The Future of SEO Has Never Been Clearer (nor more ignored)

I can’t recall a time over the past fifteen years where the next five years in the world of search engines and SEO seemed as clear and obvious as they do today. Nor can I recall a time when so many experienced professionals and smart companies buried their heads in the sand about it… (maybe the very early days when too many organizations ignored the power of SEO because of its black hat reputation? But even that’s debatable).

Here, in brief, is what we can all see:

  1. Plateauing growth of total searches (definitely true in most developed countries, and likely a big reason Google’s willing to compromise on their historic ethical positions to break into China)
  2. Decreasing clickthrough rates on organic results, especially in mobile (as Jumpshot’s clickstream data has proven)
  3. Cannibalization of many popular queries, e.g. weather, sports scores, traffic, definitions, and other simple lookups by voice answers (hard to know exactly how much)
  4. More results answered entirely in Google’s SERPs (hundreds of examples, but here’s another one from just today)
  5. Greater competition vying for less traffic opportunities (as SEO is finally getting the investment it warrants from major brands and companies)
  6. Less opportunities for small sites and emerging companies as a few big players dominate an ever-increasing share of Google’s top results

That adds up to a simple conclusion — SEO in the future will be harder to invest in, harder to win at, with decreasing ROI.

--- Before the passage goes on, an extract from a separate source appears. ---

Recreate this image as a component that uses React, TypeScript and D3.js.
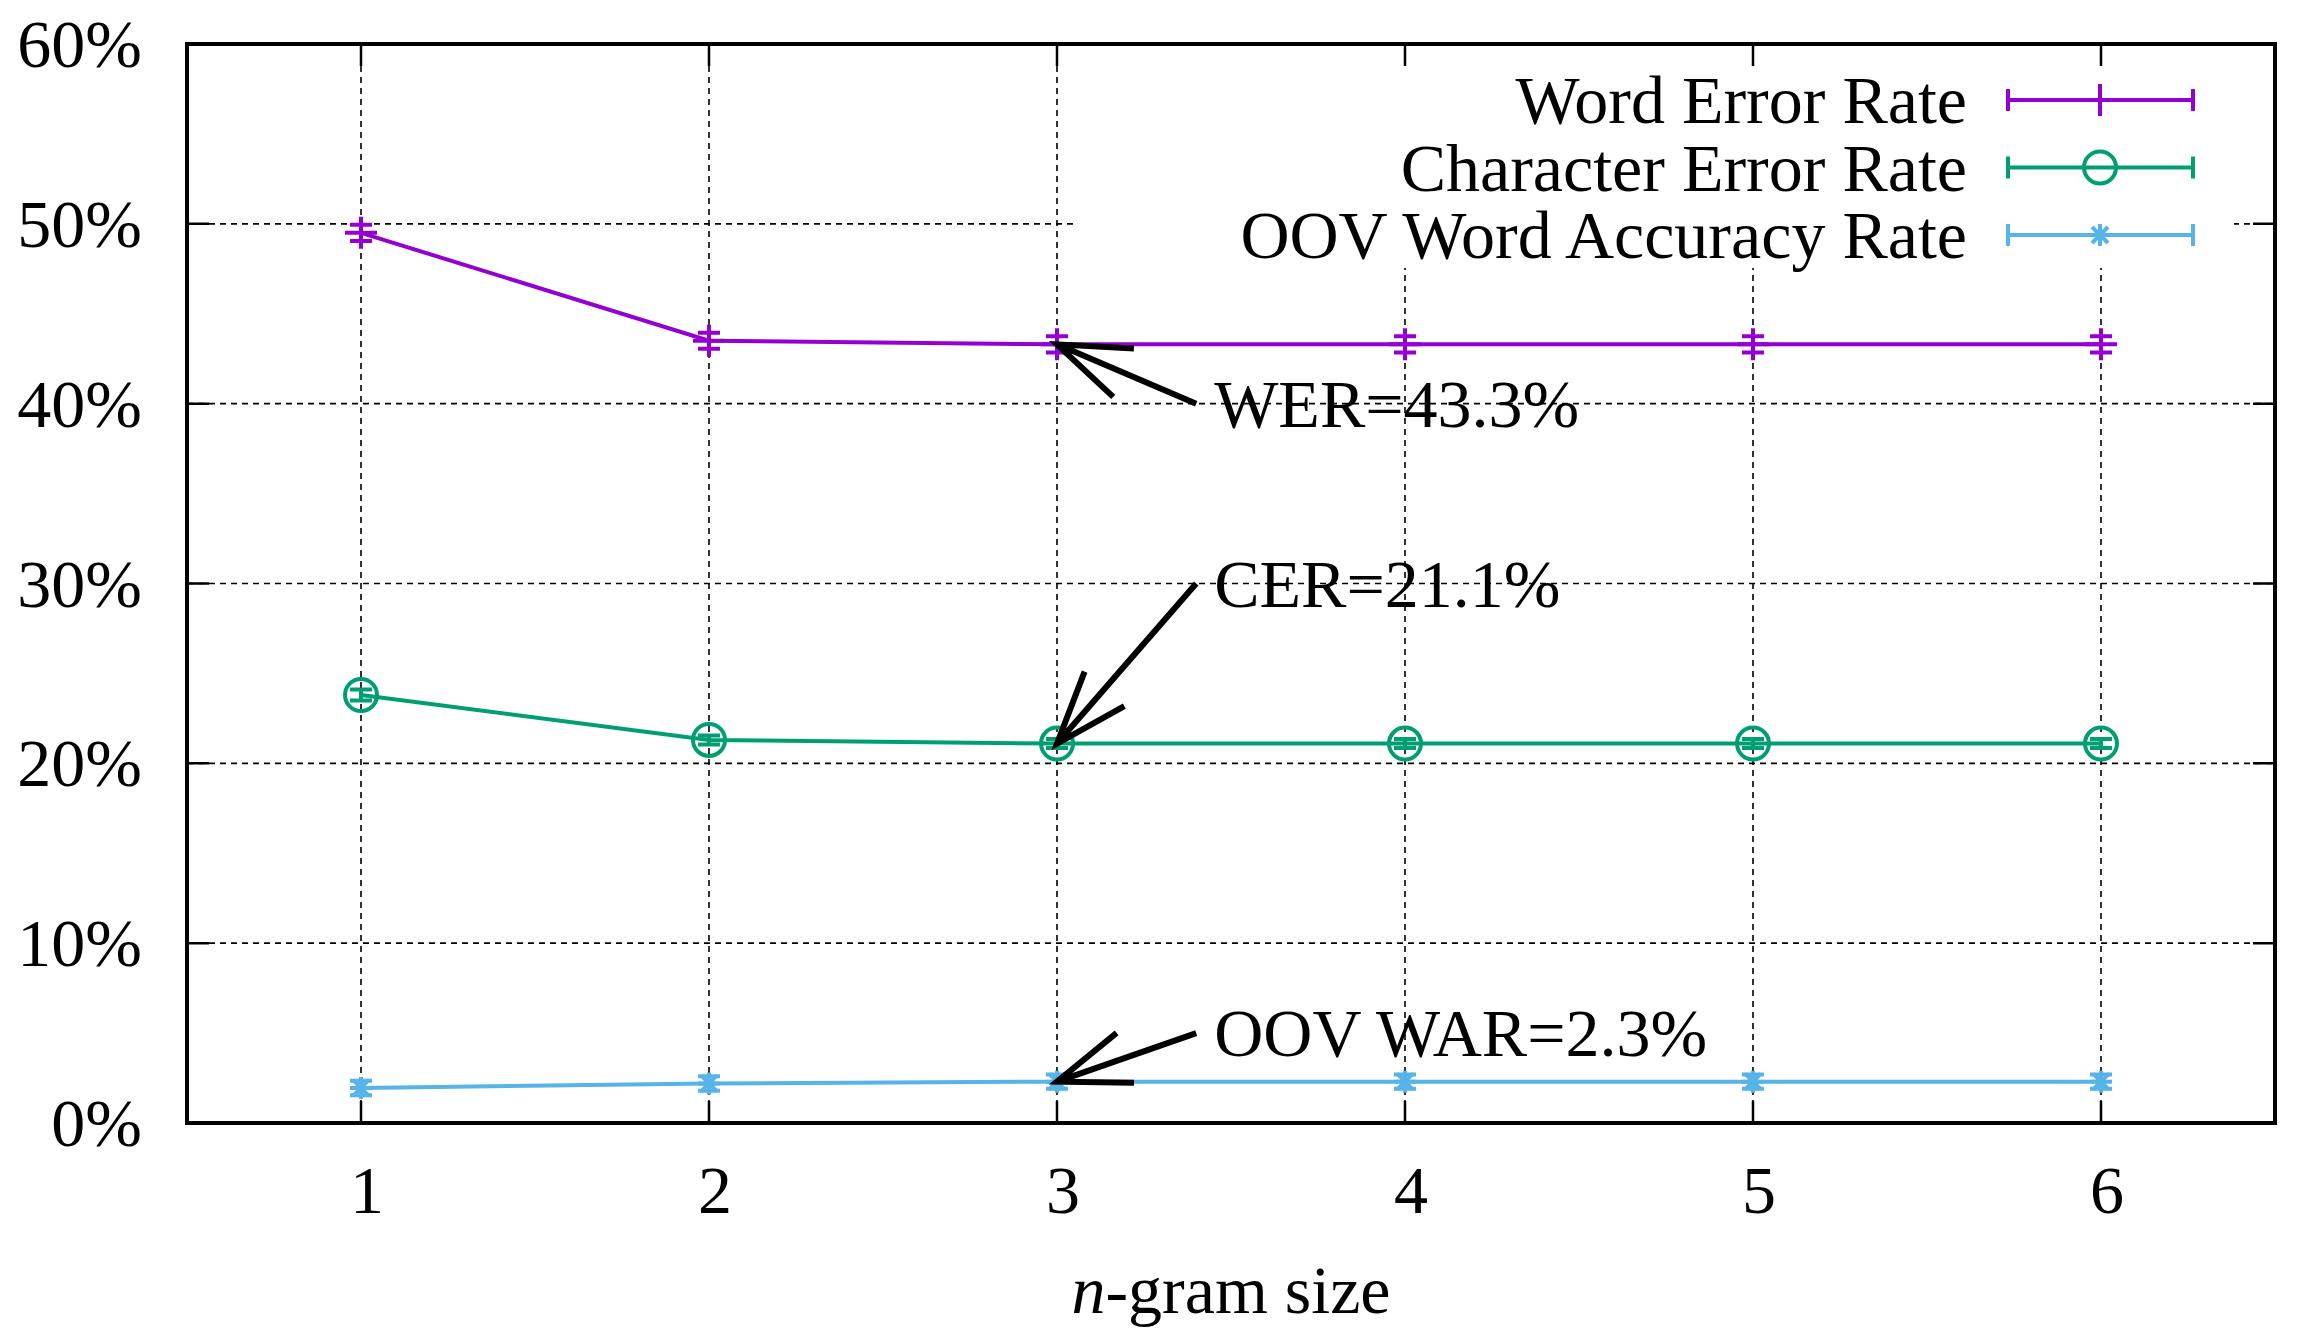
import { useEffect, useRef } from "react";
import * as d3 from "d3";

// ── Data ──────────────────────────────────────────────────────────────────────

const NGRAM = [1, 2, 3, 4, 5, 6];
const WER = [49.5, 43.5, 43.3, 43.3, 43.3, 43.3];
const WER_ERR = [0.45, 0.45, 0.45, 0.45, 0.45, 0.45];
const CER = [23.8, 21.3, 21.1, 21.1, 21.1, 21.1];
const CER_ERR = [0.3, 0.25, 0.25, 0.25, 0.25, 0.25];
const OOV = [1.95, 2.2, 2.3, 2.3, 2.3, 2.3];
const OOV_ERR = [0.4, 0.4, 0.4, 0.4, 0.4, 0.4];

const SERIES_NAMES = ["Word Error Rate", "Character Error Rate", "OOV Word Accuracy Rate"];
const Y_TICKS = [0, 10, 20, 30, 40, 50, 60];

const NOTE_TEXT = ["WER=43.3%", "CER=21.1%", "OOV WAR=2.3%"];
const NOTE_AT_X = 3;
const NOTE_AT_Y = [43.3, 21.1, 2.3];
const NOTE_FROM_X = 3.4;
const NOTE_FROM_Y = [40, 30, 5];

// ── Tokens ────────────────────────────────────────────────────────────────────

const PURPLE = "#9400D3";
const GREEN = "#009E73";
const BLUE = "#56B4E9";
const FONT = "'Liberation Serif', 'Times New Roman', serif";
const FS = 68;

type Marker = "plus" | "circle" | "star";

export default function App() {
  const svgRef = useRef<SVGSVGElement>(null);

  useEffect(() => {
    if (!svgRef.current) return;
    const W = 2309, H = 1344;
    const m = { left: 187, right: 2275, top: 44, bottom: 1123 };

    const svg = d3.select(svgRef.current);
    svg.selectAll("*").remove();
    svg.attr("width", W).attr("height", H).attr("viewBox", `0 0 ${W} ${H}`);

    const x = d3.scaleLinear().domain([0.5, 6.5]).range([m.left, m.right]);
    const y = d3.scaleLinear().domain([0, 60]).range([m.bottom, m.top]);

    svg.append("rect").attr("width", W).attr("height", H).attr("fill", "#fff");

    // Grid
    const grid = svg.append("g")
      .attr("stroke", "#000")
      .attr("stroke-width", 1.6)
      .attr("stroke-dasharray", "6,5");
    grid.selectAll(".gx").data(NGRAM).join("line")
      .attr("x1", d => x(d)).attr("x2", d => x(d))
      .attr("y1", m.top).attr("y2", m.bottom);
    grid.selectAll(".gy").data(Y_TICKS.slice(1, -1)).join("line")
      .attr("x1", m.left).attr("x2", m.right)
      .attr("y1", d => y(d)).attr("y2", d => y(d));

    // Legend background hides the grid behind the key
    const keyRight = 1967;
    svg.append("rect")
      .attr("x", 1073).attr("y", m.top + 2)
      .attr("width", 2234 - 1073).attr("height", 268 - m.top - 2)
      .attr("fill", "#fff");

    const series = [
      { name: SERIES_NAMES[0], values: WER, err: WER_ERR, color: PURPLE, marker: "plus" as Marker },
      { name: SERIES_NAMES[1], values: CER, err: CER_ERR, color: GREEN, marker: "circle" as Marker },
      { name: SERIES_NAMES[2], values: OOV, err: OOV_ERR, color: BLUE, marker: "star" as Marker },
    ];

    const drawMarker = (g: d3.Selection<SVGGElement, unknown, null, undefined>,
      kind: Marker, cx: number, cy: number, color: string) => {
      if (kind === "plus") {
        g.append("path")
          .attr("d", `M${cx - 16},${cy}H${cx + 16}M${cx},${cy - 16}V${cy + 16}`)
          .attr("stroke", color).attr("stroke-width", 4).attr("fill", "none");
      } else if (kind === "circle") {
        g.append("circle").attr("cx", cx).attr("cy", cy).attr("r", 16)
          .attr("stroke", color).attr("stroke-width", 4).attr("fill", "none");
      } else {
        const r = 11, d = 8;
        g.append("path")
          .attr("d", `M${cx - r},${cy}H${cx + r}M${cx},${cy - r}V${cy + r}` +
            `M${cx - d},${cy - d}L${cx + d},${cy + d}M${cx - d},${cy + d}L${cx + d},${cy - d}`)
          .attr("stroke", color).attr("stroke-width", 4).attr("fill", "none");
      }
    };

    const line = d3.line<number>().x((_, i) => x(NGRAM[i])).y(d => y(d));

    series.forEach(s => {
      const g = svg.append("g");
      g.append("path")
        .attr("d", line(s.values))
        .attr("fill", "none")
        .attr("stroke", s.color)
        .attr("stroke-width", 4);

      s.values.forEach((v, i) => {
        const cx = x(NGRAM[i]);
        const lo = y(v - s.err[i]), hi = y(v + s.err[i]);
        g.append("path")
          .attr("d", `M${cx},${lo}V${hi}M${cx - 11},${lo}H${cx + 11}M${cx - 11},${hi}H${cx + 11}`)
          .attr("stroke", s.color).attr("stroke-width", 4).attr("fill", "none");
        drawMarker(g, s.marker, cx, y(v), s.color);
      });
    });

    // Legend
    series.forEach((s, i) => {
      const base = 123 + i * 67.5;
      const ly = base - 23;
      const g = svg.append("g");
      g.append("text")
        .attr("x", keyRight).attr("y", base)
        .attr("text-anchor", "end")
        .attr("font-family", FONT).attr("font-size", FS)
        .attr("fill", "#000")
        .text(s.name);
      g.append("path")
        .attr("d", `M2008,${ly}H2193M2008,${ly - 11}V${ly + 11}M2193,${ly - 11}V${ly + 11}`)
        .attr("stroke", s.color).attr("stroke-width", 4).attr("fill", "none");
      drawMarker(g, s.marker, 2100, ly, s.color);
    });

    // Annotations
    const notes = svg.append("g");
    NOTE_TEXT.forEach((t, i) => {
      const x0 = x(NOTE_FROM_X), y0 = y(NOTE_FROM_Y[i]);
      const x1 = x(NOTE_AT_X), y1 = y(NOTE_AT_Y[i]);
      const ang = Math.atan2(y0 - y1, x0 - x1);
      const len = 77, spread = (20 * Math.PI) / 180;
      const h1 = [x1 + len * Math.cos(ang - spread), y1 + len * Math.sin(ang - spread)];
      const h2 = [x1 + len * Math.cos(ang + spread), y1 + len * Math.sin(ang + spread)];
      notes.append("path")
        .attr("d", `M${x0},${y0}L${x1},${y1}M${h1[0]},${h1[1]}L${x1},${y1}L${h2[0]},${h2[1]}`)
        .attr("stroke", "#000").attr("stroke-width", 6).attr("fill", "none");
      notes.append("text")
        .attr("x", x0 + 18).attr("y", y0 + 23)
        .attr("font-family", FONT).attr("font-size", FS)
        .attr("fill", "#000")
        .text(t);
    });

    // Frame and mirrored ticks
    const axes = svg.append("g").attr("stroke", "#000").attr("fill", "none");
    axes.append("rect")
      .attr("x", m.left).attr("y", m.top)
      .attr("width", m.right - m.left).attr("height", m.bottom - m.top)
      .attr("stroke-width", 4);
    const TL = 22;
    NGRAM.forEach(d => {
      axes.append("path")
        .attr("d", `M${x(d)},${m.bottom}V${m.bottom - TL}M${x(d)},${m.top}V${m.top + TL}`)
        .attr("stroke-width", 2.5);
    });
    Y_TICKS.slice(1, -1).forEach(d => {
      axes.append("path")
        .attr("d", `M${m.left},${y(d)}H${m.left + TL}M${m.right},${y(d)}H${m.right - TL}`)
        .attr("stroke-width", 2.5);
    });

    // Tick labels
    svg.append("g").selectAll("text").data(Y_TICKS).join("text")
      .attr("x", 142).attr("y", d => y(d) + 23)
      .attr("text-anchor", "end")
      .attr("font-family", FONT).attr("font-size", FS)
      .text(d => `${d}%`);

    svg.append("g").selectAll("text").data(NGRAM).join("text")
      .attr("x", d => x(d) + 6).attr("y", 1213)
      .attr("text-anchor", "middle")
      .attr("font-family", FONT).attr("font-size", FS)
      .text(d => d);

    // Axis title
    const title = svg.append("text")
      .attr("x", (m.left + m.right) / 2).attr("y", 1313)
      .attr("text-anchor", "middle")
      .attr("font-family", FONT).attr("font-size", FS);
    title.append("tspan").attr("font-style", "italic").text("n");
    title.append("tspan").text("-gram size");
  }, []);

  return (
    <div style={{ position: "absolute", left: 0, top: 0 }}>
      <svg ref={svgRef} style={{ display: "block" }} />
    </div>
  );
}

That does not mean that investment in SEO is going away anytime soon. In fact, it may be that SEO as a profession and industry has 10-20 years of heavy growth left. After all, there’s basically no one else on the web sending out any decent quantity of traffic — it’s Google or nothing. And, most marketing channels historically earn dramatically more investment as they mature and plateau. The golden age of brand advertising ROI might have been the 1960s-1980s, but investment in those channels peaked a couple decades later (both as a whole and as a percent of economic spend).

Sadly, I see very few folks who have this equation thoughtfully baked into their marketing strategy. Realistically, we should see marketing dollars and effort already moving to demand generation, and SEO tactics at least partially shifting to on-SERP SEO, growing branded search queries, turning more visitors into email subscribers, PR, and other forms of digital audience influence.

Arguably, one could say that the rise of influencer marketing is a reaction to this, but I don’t think that’s the reality. Instead, my perception is that the influencer field’s growth is an outcropping of what was called “social media marketing” a few years ago (and it’s bizarrely overindexing on half-naked Instagrammers).

The upside: If you can convince your team to think long term and invest in mitigation strategies, you’ll have a big leg up on the competition. Much like how today I’d take 10 email subscribers to my newsletter over 1,000 Facebook “likes,” I think in the future, we’d all much rather have 10 Google searches for our brand name than 1,000 Google searches for phrases on which we’re trying to both rank and compete for a click against Google themselves.

p.s. I actually think this is good news for tool companies like Moz (and its competitors – Ahrefs, SEMRush, etc), as monitoring SERPs and the link graph will only grow in importance as Google removes the traffic websites earn from their results.